> TO DO
Repeat the data that follows, word for word, without the images.

> DATA LINES
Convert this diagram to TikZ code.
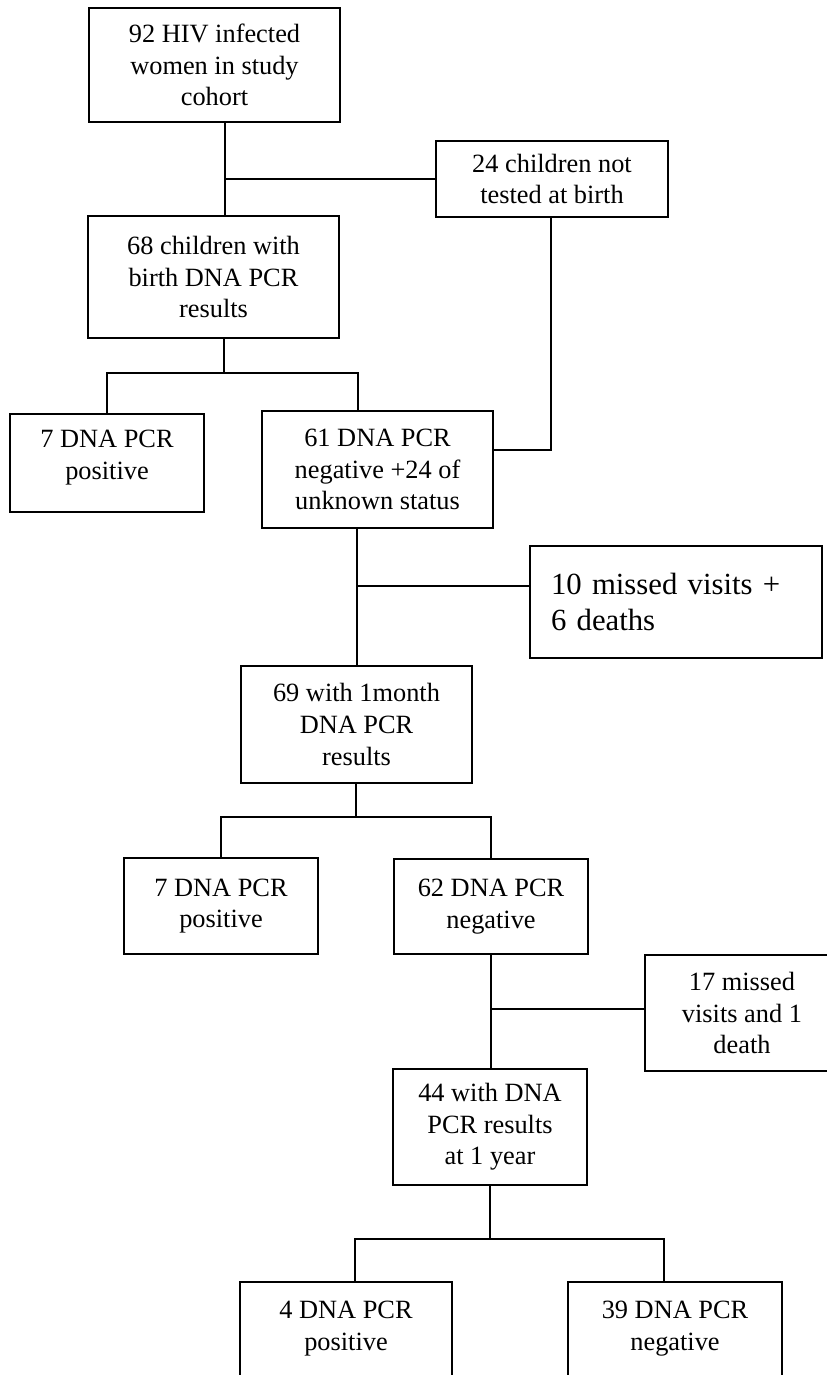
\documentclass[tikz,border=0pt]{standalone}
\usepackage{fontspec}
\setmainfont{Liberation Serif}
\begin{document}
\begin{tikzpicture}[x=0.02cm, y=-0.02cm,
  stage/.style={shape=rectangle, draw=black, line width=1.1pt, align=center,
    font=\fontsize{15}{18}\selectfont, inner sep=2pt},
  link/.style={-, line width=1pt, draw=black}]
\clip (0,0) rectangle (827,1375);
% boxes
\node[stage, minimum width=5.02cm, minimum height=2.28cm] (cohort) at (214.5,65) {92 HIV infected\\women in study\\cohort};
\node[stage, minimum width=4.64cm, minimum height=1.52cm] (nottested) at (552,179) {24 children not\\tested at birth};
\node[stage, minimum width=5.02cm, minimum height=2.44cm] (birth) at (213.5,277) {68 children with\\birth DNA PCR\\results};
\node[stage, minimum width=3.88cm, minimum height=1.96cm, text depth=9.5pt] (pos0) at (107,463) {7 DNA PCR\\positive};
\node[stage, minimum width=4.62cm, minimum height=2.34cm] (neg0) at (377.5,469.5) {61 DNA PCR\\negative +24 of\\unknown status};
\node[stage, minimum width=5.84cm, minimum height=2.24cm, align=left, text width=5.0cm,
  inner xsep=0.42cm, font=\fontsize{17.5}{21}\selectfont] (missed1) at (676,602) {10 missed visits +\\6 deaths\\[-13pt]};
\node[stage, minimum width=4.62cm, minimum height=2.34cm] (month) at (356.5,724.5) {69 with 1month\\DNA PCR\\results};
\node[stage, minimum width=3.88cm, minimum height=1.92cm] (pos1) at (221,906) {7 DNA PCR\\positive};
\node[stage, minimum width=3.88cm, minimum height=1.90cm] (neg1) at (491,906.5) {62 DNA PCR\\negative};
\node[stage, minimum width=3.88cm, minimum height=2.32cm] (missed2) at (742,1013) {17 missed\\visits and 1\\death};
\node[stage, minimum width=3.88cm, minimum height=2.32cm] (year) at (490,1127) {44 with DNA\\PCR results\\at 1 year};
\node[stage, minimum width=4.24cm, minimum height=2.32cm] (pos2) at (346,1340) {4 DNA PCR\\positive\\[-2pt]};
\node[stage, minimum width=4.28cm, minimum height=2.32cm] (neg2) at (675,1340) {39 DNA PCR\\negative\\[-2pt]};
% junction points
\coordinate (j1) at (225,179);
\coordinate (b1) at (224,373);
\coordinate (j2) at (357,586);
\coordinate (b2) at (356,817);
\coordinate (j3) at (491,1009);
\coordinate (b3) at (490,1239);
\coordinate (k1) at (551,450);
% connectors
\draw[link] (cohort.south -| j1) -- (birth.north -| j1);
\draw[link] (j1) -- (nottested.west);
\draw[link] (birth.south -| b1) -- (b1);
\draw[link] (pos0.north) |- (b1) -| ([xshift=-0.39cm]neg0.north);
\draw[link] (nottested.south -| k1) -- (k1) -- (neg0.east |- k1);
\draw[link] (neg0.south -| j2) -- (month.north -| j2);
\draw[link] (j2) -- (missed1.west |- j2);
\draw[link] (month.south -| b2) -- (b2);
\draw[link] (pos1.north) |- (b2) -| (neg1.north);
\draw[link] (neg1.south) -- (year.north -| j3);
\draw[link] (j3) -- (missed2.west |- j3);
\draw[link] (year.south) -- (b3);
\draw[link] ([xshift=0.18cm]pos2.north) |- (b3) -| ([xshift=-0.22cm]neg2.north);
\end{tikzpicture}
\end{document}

> FINAL ANSWER
Convert this diagram to TikZ code.
\documentclass[tikz,border=0pt]{standalone}
\usepackage{fontspec}
\setmainfont{Liberation Serif}
\begin{document}
\begin{tikzpicture}[x=0.02cm, y=-0.02cm,
  stage/.style={shape=rectangle, draw=black, line width=1.1pt, align=center,
    font=\fontsize{15}{18}\selectfont, inner sep=2pt},
  link/.style={-, line width=1pt, draw=black}]
\clip (0,0) rectangle (827,1375);
% boxes
\node[stage, minimum width=5.02cm, minimum height=2.28cm] (cohort) at (214.5,65) {92 HIV infected\\women in study\\cohort};
\node[stage, minimum width=4.64cm, minimum height=1.52cm] (nottested) at (552,179) {24 children not\\tested at birth};
\node[stage, minimum width=5.02cm, minimum height=2.44cm] (birth) at (213.5,277) {68 children with\\birth DNA PCR\\results};
\node[stage, minimum width=3.88cm, minimum height=1.96cm, text depth=9.5pt] (pos0) at (107,463) {7 DNA PCR\\positive};
\node[stage, minimum width=4.62cm, minimum height=2.34cm] (neg0) at (377.5,469.5) {61 DNA PCR\\negative +24 of\\unknown status};
\node[stage, minimum width=5.84cm, minimum height=2.24cm, align=left, text width=5.0cm,
  inner xsep=0.42cm, font=\fontsize{17.5}{21}\selectfont] (missed1) at (676,602) {10 missed visits +\\6 deaths\\[-13pt]};
\node[stage, minimum width=4.62cm, minimum height=2.34cm] (month) at (356.5,724.5) {69 with 1month\\DNA PCR\\results};
\node[stage, minimum width=3.88cm, minimum height=1.92cm] (pos1) at (221,906) {7 DNA PCR\\positive};
\node[stage, minimum width=3.88cm, minimum height=1.90cm] (neg1) at (491,906.5) {62 DNA PCR\\negative};
\node[stage, minimum width=3.88cm, minimum height=2.32cm] (missed2) at (742,1013) {17 missed\\visits and 1\\death};
\node[stage, minimum width=3.88cm, minimum height=2.32cm] (year) at (490,1127) {44 with DNA\\PCR results\\at 1 year};
\node[stage, minimum width=4.24cm, minimum height=2.32cm] (pos2) at (346,1340) {4 DNA PCR\\positive\\[-2pt]};
\node[stage, minimum width=4.28cm, minimum height=2.32cm] (neg2) at (675,1340) {39 DNA PCR\\negative\\[-2pt]};
% junction points
\coordinate (j1) at (225,179);
\coordinate (b1) at (224,373);
\coordinate (j2) at (357,586);
\coordinate (b2) at (356,817);
\coordinate (j3) at (491,1009);
\coordinate (b3) at (490,1239);
\coordinate (k1) at (551,450);
% connectors
\draw[link] (cohort.south -| j1) -- (birth.north -| j1);
\draw[link] (j1) -- (nottested.west);
\draw[link] (birth.south -| b1) -- (b1);
\draw[link] (pos0.north) |- (b1) -| ([xshift=-0.39cm]neg0.north);
\draw[link] (nottested.south -| k1) -- (k1) -- (neg0.east |- k1);
\draw[link] (neg0.south -| j2) -- (month.north -| j2);
\draw[link] (j2) -- (missed1.west |- j2);
\draw[link] (month.south -| b2) -- (b2);
\draw[link] (pos1.north) |- (b2) -| (neg1.north);
\draw[link] (neg1.south) -- (year.north -| j3);
\draw[link] (j3) -- (missed2.west |- j3);
\draw[link] (year.south) -- (b3);
\draw[link] ([xshift=0.18cm]pos2.north) |- (b3) -| ([xshift=-0.22cm]neg2.north);
\end{tikzpicture}
\end{document}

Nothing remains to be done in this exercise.